Ainsi, dans l’arrêt Bergoend, étant donné que l’atteinte au droit de propriété n’avait pas abouti à son extinction, c’est le juge administratif qui a été reconnu comme compétent, et non le juge judiciaire.

Dans une autre affaire, un ressortissant sénégalais avait été maintenu pendant quarante-huit heures en zone d’attente d’un aéroport par décision du ministère de l’intérieur et ses documents d’identité italiens, suspectés d’être falsifiés ou contrefaits, avaient été retenus par la police des frontières.

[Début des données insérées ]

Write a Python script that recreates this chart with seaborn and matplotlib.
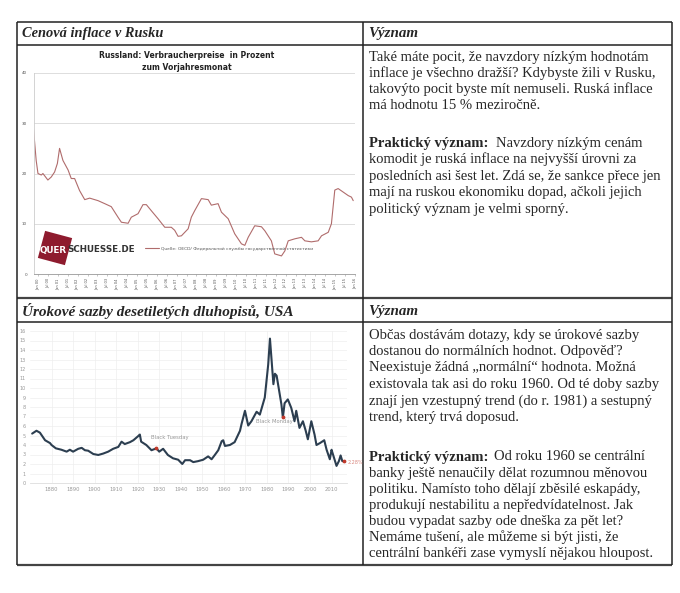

Le Tribunal des conflits a considéré qu’en plaçant l’intéressé en zone d’attente et en retenant ses documents d’identité au-delà du temps strictement nécessaire à l’exercice du contrôle d’identité et de la régularité de sa situation, la police des frontières avait pu porter atteinte à la liberté d’aller et venir de l’intéressé. Toutefois, le Tribunal des conflits a précisé que cette liberté n’entrait pas dans le champ de la liberté individuelle (au sens de l’article 66 de la Constitution), de sorte qu’une telle atteinte ne pouvait pas être considérée comme une voie de fait. Le litige relevait donc de la compétence du juge administratif (T. confl., 12 février 2018). Cette solution marque un revirement par rapport à la jurisprudence antérieure, qui avait tendance à considérer qu’une atteinte à la liberté d’aller et venir pouvait constituer une voie de fait (T. confl., 19 novembre 2001, Mohamed c/ Ministre de l’Intérieur).

On le voit avec ce dernier exemple ; la notion de liberté individuelle est plus restrictive que celle de liberté fondamentale. La redéfinition de la notion de voie de fait par l’arrêt Bergoend opère donc un renforcement de la compétence du juge administratif, au détriment du juge judiciaire.